SUPREME COURT OF THE STATE OF NEW YORK COUNTY OF NEW YORK: IAS PART THREE
Apr 13, 2016
2016 N.Y. Slip Op. 30709 (N.Y. Sup. Ct. 2016)

Opinion

Index No. 652968/2015

04-13-2016

MARY PETITT, Plaintiff, v. LMZ SOLUBLE COFFEE, INC., Defendant.


Motion Date: 1/7/2016
Motion Seq. No. 001 BRANSTEN, J.

Plaintiff Mary Petitt ("Petitt") brings this action against Defendant LMZ Soluble Coffee, Inc. ("LMZ") for breach of the parties' employment agreement. Specifically, Pettit alleges that she was terminated prior to the expiration of a fixed, five-year term of employment at LMZ and is therefore entitled to damages for lost compensation, among other things. LMZ moves to dismiss the complaint, arguing that the employment agreement did not provide for a fixed duration of employment, so, as an at-will employee, Pettit was terminable at any time.

For the reasons that follow, Defendant's motion to dismiss is granted.

I. Background

a. The Complaint

Plaintiff Mary Petitt ("Petitt") has been involved in the worldwide coffee industry for many years, and for a time, she was Executive Vice President of the Columbian Coffee Federation, Inc. (Complaint ("Compl.") ¶¶ 1, 6.) In July 2014, she was approached by a recruiter from LMZ Soluble Coffee, Inc. ("LMZ") about a possible position at LMZ as Chief Executive Officer ("CEO"). Compl. ¶ 7. At the time, Petitt was employed as an international consultant to the International Trade Center ("ITC") in Geneva, Switzerland. Compl. ¶ 8. LMZ, a family-owned company, advised Petitt that the CEO position was an interim position, which would last for five years before the family heir would take over. Compl. ¶ 9.

From August 2014 to October 2014, Petitt and LMZ's Advisory Board, along with LMZ's President, Jonathan Feuer ("Feuer"), participated in numerous interviews and negotiations regarding the CEO position. Compl. ¶ 12. On October 9, 2014, LMZ offered Petitt the position through a written offer letter (the "CEO Offer"), signed by Feuer. Compl. Ex. A. The letter begins, "I have finished 5 months of work with my advisory team and we have completed a Strategic Plan, conducted a CEO search and finished the outline for a transition plan..." Compl. Ex, A. The letter continues,

The "Strategic Plan," executed August 2014, states that "[a] new CEO search will be conducted with an objective of getting the current CEO's son ready to take the role in 3-5 years." (Affirmation of Janet C. Neschis "Neschis Affirm." Ex. A ("Strategic Plan") at 2). "Talent development succession" was included in the plan as a 5-year goal. Neschis Affirm. Ex. A at 4.
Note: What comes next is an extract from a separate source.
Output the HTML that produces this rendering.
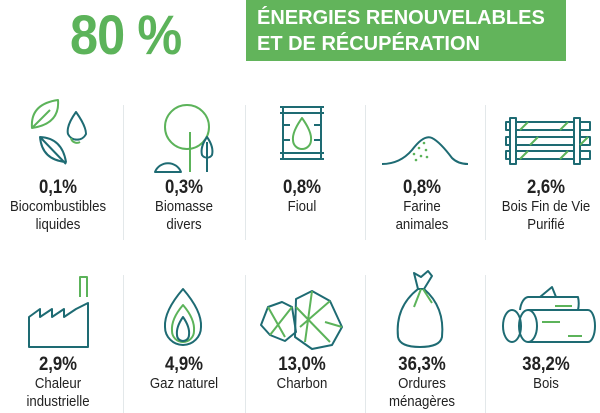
<!DOCTYPE html>
<html><head><meta charset="utf-8"><style>
body{margin:0;width:600px;height:413px;background:#fff;overflow:hidden;position:relative;font-family:"Liberation Sans",sans-serif;color:#222}
.big{position:absolute;left:70px;top:2px;font-size:56px;font-weight:bold;color:#5cb35a;letter-spacing:-1px;transform:scaleX(.9);transform-origin:left}
.box{position:absolute;left:246px;top:0px;width:320px;height:61px;background:#62b45b;color:#fff;font-weight:bold;font-size:20px;line-height:26px;box-sizing:border-box;padding:5px 0 0 11px;white-space:nowrap}
.div{position:absolute;width:1px;background:#e3e8ea}
.c{position:absolute;width:124px;text-align:center;transform:scaleX(.88);white-space:nowrap}
.p{font-size:19px;font-weight:bold;line-height:20px}
.l{font-size:15px;line-height:18px}
svg{position:absolute}
</style></head><body>
<div class="big">80 %</div>
<div class="box">ÉNERGIES RENOUVELABLES<br>ET DE RÉCUPÉRATION</div>

<div class="div" style="left:123px;top:105px;height:135px"></div>
<div class="div" style="left:245px;top:105px;height:135px"></div>
<div class="div" style="left:365px;top:105px;height:135px"></div>
<div class="div" style="left:485px;top:105px;height:135px"></div>
<div class="div" style="left:123px;top:275px;height:138px"></div>
<div class="div" style="left:245px;top:275px;height:138px"></div>
<div class="div" style="left:365px;top:275px;height:138px"></div>
<div class="div" style="left:485px;top:275px;height:138px"></div>

<svg width="600" height="413" fill="none" stroke-width="2" stroke-linejoin="round">
<g transform="translate(0,-8)">
<!-- leaves -->
<path d="M32 136 Q30 112 58 108 Q60 132 32 136 Z M32 136 L50 118" stroke="#5cb35a"/>
<path d="M40 145 Q62 146 66 170 Q42 168 40 145 Z M40 145 L66 172" stroke="#1e6b73"/>
<path d="M76 120 Q66 134 68 142 A10 10 0 0 0 86 142 Q86 134 76 120 Z" stroke="#1e6b73"/>
<path d="M71 146 A6 6 0 0 0 80 150" stroke="#5cb35a"/>
<!-- trees -->
<circle cx="187" cy="135" r="22" stroke="#5cb35a"/>
<path d="M190 140 V180" stroke="#5cb35a"/>
<path d="M155 180 A14 14 0 0 1 181 180 Z" stroke="#1e6b73"/>
<path d="M207 145 Q200 155 202 163 A6 6 0 0 0 212 163 Q214 155 207 145 Z M207 150 V180" stroke="#1e6b73"/>
<!-- barrel -->
<rect x="283" y="115" width="38" height="52" stroke="#1e6b73"/>
<path d="M280 115 H324 M280 121 H324 M280 161 H324 M280 167 H324 M283 133 H290 M314 133 H321 M283 148 H290 M314 148 H321" stroke="#1e6b73"/>
<path d="M302 126 Q292 140 293 148 A9 9 0 0 0 311 148 Q312 140 302 126 Z" stroke="#5cb35a"/>
<!-- hill -->
<path d="M382 172 Q400 172 412 158 Q424 142 432 146 Q440 150 452 166 Q458 172 468 172" stroke="#1e6b73"/>
<g fill="#5cb35a" stroke="none"><circle cx="424" cy="151" r="1.3"/><circle cx="419" cy="156" r="1.3"/><circle cx="426" cy="158" r="1.3"/><circle cx="414" cy="162" r="1.3"/><circle cx="421" cy="164" r="1.3"/><circle cx="416" cy="168" r="1.3"/><circle cx="427" cy="165" r="1.3"/></g>
<!-- crate -->
<path d="M506 130 H590 V138 H506 Z M506 145 H590 V153 H506 Z M506 159 H590 V167 H506 Z" stroke="#1e6b73"/>
<rect x="510" y="126" width="6" height="46" stroke="#1e6b73" fill="#fff"/>
<rect x="574" y="126" width="6" height="46" stroke="#1e6b73" fill="#fff"/>
<path d="M520 138 L528 130 M560 138 L568 130 M530 153 L538 145 M580 153 L588 145 M520 167 L528 159 M560 167 L568 159" stroke="#5cb35a"/>
</g>
<g transform="translate(0,-3)">
<!-- factory -->
<path d="M29 350 V320 L40 312 V320 L52 312 V320 L64 312 V320 L76 312 L88 306 V350 Z" stroke="#1e6b73"/>
<path d="M80 300 V280 H87 V300" stroke="#5cb35a"/>
<!-- flame -->
<path d="M183 292 Q164 314 165 330 A18 18 0 0 0 201 330 Q202 314 183 292 Z" stroke="#1e6b73"/>
<path d="M183 308 Q171 322 172 334 A11 11 0 0 0 194 334 Q195 322 183 308 Z" stroke="#5cb35a"/>
<path d="M183 320 Q176 330 177 338 A6 6 0 0 0 189 338 Q190 330 183 320 Z" stroke="#1e6b73"/>
<!-- coal -->
<path d="M268 310 L282 305 L292 310 L296 335 L285 344 L270 338 L261 328 Z" stroke="#1e6b73"/>
<path d="M296 302 L312 294 L330 304 L342 330 L332 348 L312 352 L295 340 Z" stroke="#1e6b73"/>
<path d="M268 310 L285 340 M292 310 L270 338 M296 310 L330 345 M312 294 L305 345 M330 304 L300 330 M325 325 L342 330" stroke="#5cb35a"/>
<!-- bag -->
<path d="M418 292 Q395 310 398 340 Q400 350 420 350 Q440 350 442 340 Q445 310 424 292 Z" stroke="#1e6b73"/>
<path d="M418 292 L414 276 L421 280 L428 274 L432 279 L424 292" stroke="#1e6b73"/>
<path d="M421 292 L414 310 M423 292 L432 306" stroke="#5cb35a"/>
<!-- logs -->
<ellipse cx="512" cy="329" rx="9" ry="16" stroke="#1e6b73"/>
<ellipse cx="528" cy="329" rx="9" ry="16" stroke="#1e6b73"/>
<path d="M528 313 H588 A7 16 0 0 1 588 345 H528" stroke="#1e6b73"/>
<path d="M520 313 A9 16 0 0 1 528 300 H578 A6 14 0 0 1 578 313 M540 300 L552 290 L556 300" stroke="#1e6b73"/>
<path d="M555 309 H572 M542 325 H560 M568 339 H582" stroke="#5cb35a"/>
</g>
</svg>

<div class="c" style="left:-4px;top:178px"><div class="p">0,1%</div><div class="l">Biocombustibles<br>liquides</div></div>
<div class="c" style="left:122px;top:178px"><div class="p">0,3%</div><div class="l">Biomasse<br>divers</div></div>
<div class="c" style="left:240px;top:178px"><div class="p">0,8%</div><div class="l">Fioul</div></div>
<div class="c" style="left:360px;top:178px"><div class="p">0,8%</div><div class="l">Farine<br>animales</div></div>
<div class="c" style="left:484px;top:178px"><div class="p">2,6%</div><div class="l">Bois Fin de Vie<br>Purifié</div></div>

<div class="c" style="left:-4px;top:355px"><div class="p">2,9%</div><div class="l">Chaleur<br>industrielle</div></div>
<div class="c" style="left:122px;top:355px"><div class="p">4,9%</div><div class="l">Gaz naturel</div></div>
<div class="c" style="left:240px;top:355px"><div class="p">13,0%</div><div class="l">Charbon</div></div>
<div class="c" style="left:360px;top:355px"><div class="p">36,3%</div><div class="l">Ordures<br>ménagères</div></div>
<div class="c" style="left:484px;top:355px"><div class="p">38,2%</div><div class="l">Bois</div></div>
</body></html>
Not only were you a finalist in this effort, you are the one I want to lead our family business, and take it to a new level. You have all the skills, ethics, approachability and reputation that fit perfect with our company's history and its needs going forward. This has been a deeply considered decision, as I have poured my heart and soul into leading LMZ for the past 25 years and now want to step back from the day-to-day, while knowing the Company is in hands that I trust. You are the one.
Compl, Ex. A. The letter concludes, "The attached page outlines the details of the offer. I hope you find them as compelling and rewarding as I intend them to be." Compl. Ex. A.
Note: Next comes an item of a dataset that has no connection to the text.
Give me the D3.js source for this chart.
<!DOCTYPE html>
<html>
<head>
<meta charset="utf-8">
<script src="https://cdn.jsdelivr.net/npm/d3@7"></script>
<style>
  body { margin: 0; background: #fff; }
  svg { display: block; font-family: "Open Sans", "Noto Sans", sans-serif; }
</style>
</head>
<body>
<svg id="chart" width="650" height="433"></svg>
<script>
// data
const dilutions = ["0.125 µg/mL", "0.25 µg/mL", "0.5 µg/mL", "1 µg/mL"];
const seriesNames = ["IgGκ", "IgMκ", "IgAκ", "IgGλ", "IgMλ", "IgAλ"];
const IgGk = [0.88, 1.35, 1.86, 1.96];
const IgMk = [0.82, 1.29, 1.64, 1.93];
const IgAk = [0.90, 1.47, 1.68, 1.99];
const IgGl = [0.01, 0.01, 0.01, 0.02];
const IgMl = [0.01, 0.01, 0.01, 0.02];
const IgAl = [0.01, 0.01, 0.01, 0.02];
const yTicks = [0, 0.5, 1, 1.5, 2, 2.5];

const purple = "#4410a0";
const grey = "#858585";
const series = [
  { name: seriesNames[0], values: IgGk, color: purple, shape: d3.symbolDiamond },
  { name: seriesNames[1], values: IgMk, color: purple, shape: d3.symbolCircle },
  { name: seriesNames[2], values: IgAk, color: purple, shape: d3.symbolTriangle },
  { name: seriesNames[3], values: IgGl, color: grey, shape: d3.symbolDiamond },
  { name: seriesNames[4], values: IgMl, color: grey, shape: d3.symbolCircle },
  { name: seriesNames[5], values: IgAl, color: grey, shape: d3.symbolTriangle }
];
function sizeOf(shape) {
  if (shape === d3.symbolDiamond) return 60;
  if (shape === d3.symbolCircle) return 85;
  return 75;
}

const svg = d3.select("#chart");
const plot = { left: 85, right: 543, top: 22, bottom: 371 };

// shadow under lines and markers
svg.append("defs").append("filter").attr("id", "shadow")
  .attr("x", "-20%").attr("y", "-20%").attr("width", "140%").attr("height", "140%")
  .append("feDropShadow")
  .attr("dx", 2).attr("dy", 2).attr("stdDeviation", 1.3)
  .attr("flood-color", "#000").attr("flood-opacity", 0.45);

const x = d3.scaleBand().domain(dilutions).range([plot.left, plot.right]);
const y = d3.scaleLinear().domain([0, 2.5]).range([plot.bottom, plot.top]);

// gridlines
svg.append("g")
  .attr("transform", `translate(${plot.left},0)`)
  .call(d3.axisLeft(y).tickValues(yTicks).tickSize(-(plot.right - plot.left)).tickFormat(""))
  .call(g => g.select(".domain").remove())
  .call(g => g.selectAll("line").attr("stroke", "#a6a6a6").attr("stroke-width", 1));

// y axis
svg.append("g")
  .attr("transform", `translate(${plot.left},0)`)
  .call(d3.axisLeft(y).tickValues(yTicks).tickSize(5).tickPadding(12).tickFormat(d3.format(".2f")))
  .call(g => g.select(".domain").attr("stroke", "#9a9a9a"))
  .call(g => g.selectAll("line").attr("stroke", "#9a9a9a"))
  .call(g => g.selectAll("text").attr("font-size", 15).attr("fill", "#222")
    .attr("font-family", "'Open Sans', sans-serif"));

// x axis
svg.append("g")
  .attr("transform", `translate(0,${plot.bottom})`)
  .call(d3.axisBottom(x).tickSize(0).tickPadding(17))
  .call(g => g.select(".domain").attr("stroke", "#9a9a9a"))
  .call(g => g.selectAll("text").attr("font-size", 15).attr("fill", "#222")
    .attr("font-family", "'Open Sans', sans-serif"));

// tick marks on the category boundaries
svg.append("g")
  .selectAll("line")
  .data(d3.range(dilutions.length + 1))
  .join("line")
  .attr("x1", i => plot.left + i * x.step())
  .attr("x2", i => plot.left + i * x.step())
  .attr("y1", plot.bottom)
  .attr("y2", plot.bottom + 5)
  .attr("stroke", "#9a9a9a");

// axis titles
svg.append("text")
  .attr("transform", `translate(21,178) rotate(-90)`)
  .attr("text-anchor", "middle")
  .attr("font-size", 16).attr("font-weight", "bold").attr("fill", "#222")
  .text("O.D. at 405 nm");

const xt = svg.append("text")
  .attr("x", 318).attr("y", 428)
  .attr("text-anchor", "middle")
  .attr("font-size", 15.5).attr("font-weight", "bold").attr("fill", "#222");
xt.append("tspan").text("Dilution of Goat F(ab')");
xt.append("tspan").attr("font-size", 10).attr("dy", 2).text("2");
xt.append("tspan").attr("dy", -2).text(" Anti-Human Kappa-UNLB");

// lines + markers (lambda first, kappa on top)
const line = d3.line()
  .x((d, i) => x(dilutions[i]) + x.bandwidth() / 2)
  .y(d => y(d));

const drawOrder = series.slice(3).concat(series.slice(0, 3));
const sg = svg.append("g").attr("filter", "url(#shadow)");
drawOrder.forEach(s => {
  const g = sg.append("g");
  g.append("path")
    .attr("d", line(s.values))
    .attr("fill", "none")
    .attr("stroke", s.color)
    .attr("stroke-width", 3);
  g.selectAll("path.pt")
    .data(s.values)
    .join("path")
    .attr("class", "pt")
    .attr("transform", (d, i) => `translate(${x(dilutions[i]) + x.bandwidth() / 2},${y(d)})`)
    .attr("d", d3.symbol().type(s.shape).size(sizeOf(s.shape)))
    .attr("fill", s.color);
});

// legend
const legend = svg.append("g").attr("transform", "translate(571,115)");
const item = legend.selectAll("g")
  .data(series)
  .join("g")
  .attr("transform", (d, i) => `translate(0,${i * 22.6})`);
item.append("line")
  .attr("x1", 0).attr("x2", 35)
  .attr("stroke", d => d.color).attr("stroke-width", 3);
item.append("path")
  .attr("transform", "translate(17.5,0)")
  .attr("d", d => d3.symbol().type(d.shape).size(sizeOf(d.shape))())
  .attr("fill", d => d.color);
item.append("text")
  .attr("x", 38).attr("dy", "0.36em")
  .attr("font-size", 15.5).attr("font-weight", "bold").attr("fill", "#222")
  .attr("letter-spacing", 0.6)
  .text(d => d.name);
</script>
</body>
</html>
The attached page, titled "Re: CEO Compensation Package," is divided into three sections (the "Compensation Package"). Compl. Ex. A at 2. Section I states that the annual salary is $350,000. Compl. Ex. A at 2. Section II, outlining the annual bonus, states that the target bonus is $150,000, based on three criteria. Compl. Ex. A at 2. The first criteria provides:

• 60% attributable to increases in net profit before taxes and other distributions, plus 10% on net profit above annual targets as follows:
-FY 2015: $3.0MM
-FY 2016: $3.5MM
-FY 2017: $4.0MM
-FY 2018: $4.5MM
-FY 2019: $5.0MM
Compl. Ex. A at 2. The remaining two criteria provide for an additional 20% attributable to either "new channel development" or "leadership development for Ethan Feuer," Petitt's designated successor. Compl. Ex. A at 2.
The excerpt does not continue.